As I grew older and more independent, I made my own forays, foraging for wildflowers and mushrooms to photograph rather than for fruit to eat but making a discovery of boysenberries nonetheless. Each kind of foraging enhances the other. It’s about watchfulness, accompanied by a sense that the world has something for you, something special just beyond sight, almost within reach, and that it will be yielded to you in plenty with the proper attention. So we grew up with a sense of abundance, that the earth was prosperous and giving of itself in extravagant ways.

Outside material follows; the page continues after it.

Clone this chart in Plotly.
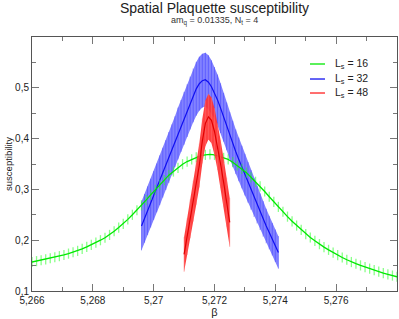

In my teens I became aware of being fortunate in terms of foraging, that I had received berry gifts in unusual abundance. I felt gratitude but had no idea how foraging was tied to family feeling, that experiencing the abundance alone was rather flat compared to sharing. I began to get an inkling of the social roots of foraging when I was invited to a raspberry social in my thirties, yet the picking had already been done by the families who’d invited me. I’d rather have been along for the sun and the smell of warm berries and the oooo and aaahh of a giant specimen and red juice on fingers and the odd concentration that such holistic pleasure requires. I wanted to be in on the greed and the sense of being wildly blessed, blessed by the unpredictable wilds, that sense of standing in the fringe of an overflowing Giving. Not until I was sitting in a charming cabin with a civilized bowl of raspberry shortcake did I remember what I’d missed since childhood.

Even then I didn’t yet realize how much foraging meant family to me. I learned more one summer when I was living in Michigan’s Upper Peninsula. My sister and her partner came up for a few days and I took them up on a knoll whose only green was that of low blueberry bushes. I was hoping we’d find some ripe, but if not, the view was great.

It turned out they were ripe by the handfuls. The three of us foraged, combing our fingers through Abundance and those few patches of blueberries on the bald knoll never stopped giving. We were finally full and feeling guilty about stealing from the bears yet thrilled to have felt much like bears ourselves, silently roaming the rocky bulb, one of us here, one there, all conscious of each other and the simultaneous gift we were receiving: blueberries, blueberries, and more blueberries, with the blue sky above and the great expanse of Lake Superior stretched across the north.

As we descended at dusk, I realized that nothing more perfect could have happened than foraging with my sister among low northern blueberries because it mirrored our childhood experience on vacations in the area. The only way it could have improved was if the whole family had been there.

So when my parents visited later that summer, I mourned that they were late and that my mother wasn’t in any shape, nor had she been for years, to haul herself up the steep knob that had provided such a sumptuous yield when my sister had visited. Mother was having both ankle and back problems, but she still agreed to take a stroll on the beach. And there I spotted a few ripe blueberries. Mother feigned disinterest, saying they weren’t worth the trouble of bending down, but my father perked right up and soon we were popping huge sun-warmed blueberries into our mouths. It wasn’t long before Mother became dissatisfied being fed by us and did her own foraging. A good deal of pleasure is in the finding.

Again I felt a wave of gratitude over sharing that experience with the same two people who had taught me the joys of foraging, which I had taken out of the wilds and into libraries. Even my pen has become a device for foraging. All this from a love of berries and the strangely separate yet communal experience of everyone being nourished by the same thing even when bending in different directions.

I ended that summer with a new sense of connection with my family forged by two brief periods of berry picking. I still regret that my brother wasn’t able to make it up. Much as I have elaborated here, it’s still a mystery to me why foraging should mean more than conversations shared or the long journey taken to see me--but finding berries together, and eating them straight off the plant, made all the difference.